The snow is finally falling and as it begins to accumulate on the ground, winter sport lovers are hearing the call to action. Though it may be tempting to grab your skis and hit the slopes right away, without the proper preparation, your body may pay for those decisions later. Seasonal skiers sometimes forget just how much of a workout those downhill rides can be. Follow these few pre-season workout ideas to avoid aches and pains, and make your ski season truly enjoyable.
Work your rear
Skiing is a glute-intensive sport. The muscles along your back, especially the glutes, hamstrings, lower back, and lats are mainly what keep you steady when your body is pointed down the hill. They also give you stability when tackling uneven terrain and moguls. Squats, deadlifts, and lunges are great tools for building these muscles. For female ski bunnies, it is especially important to build the hamstrings and knee muscles because women are more prone to injury in these areas. Riding a bike frequently is one effective way to do this.
Don’t ignore your core
It is easy to wrongly assume that skiing is mostly focused on the leg muscles. Those who build up only their quads and hamstrings may be missing a vital part of preparation. A strong core is vital for skiers, similarly to the way glutes are. A strong core will offer stability and will support and protect the muscles in your back, preventing injury. The best way to work your core is a combination of crunches and plank movements, but make sure to work your oblique muscles with side crunches as well.
Learn to love cardio
Skiing is highly aerobic.
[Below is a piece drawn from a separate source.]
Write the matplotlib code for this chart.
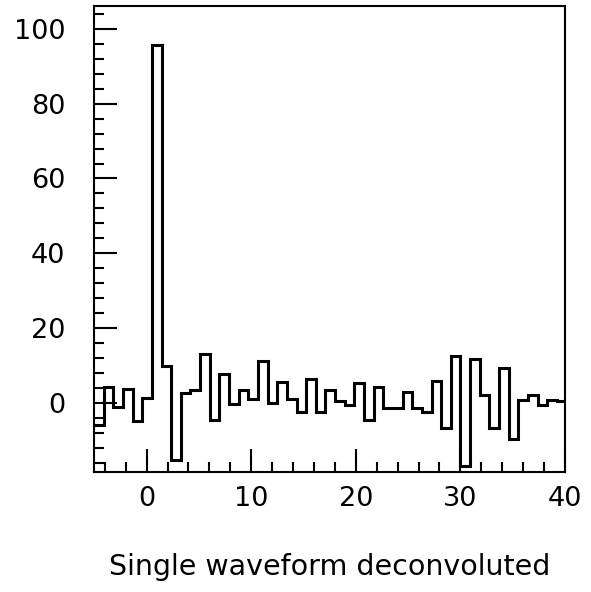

It is important to condition your body for short, high-intensity intervals so that you don’t get tired and have to head back early. Short sprints are a good way to elevate your heart rate and prepare yourself. But don’t neglect longer runs and more basic, time-consuming cardio routines. The obvious reason for building your long distance stamina is because, though individual runs may be short, if you want to be able to ski all day, endurance is important.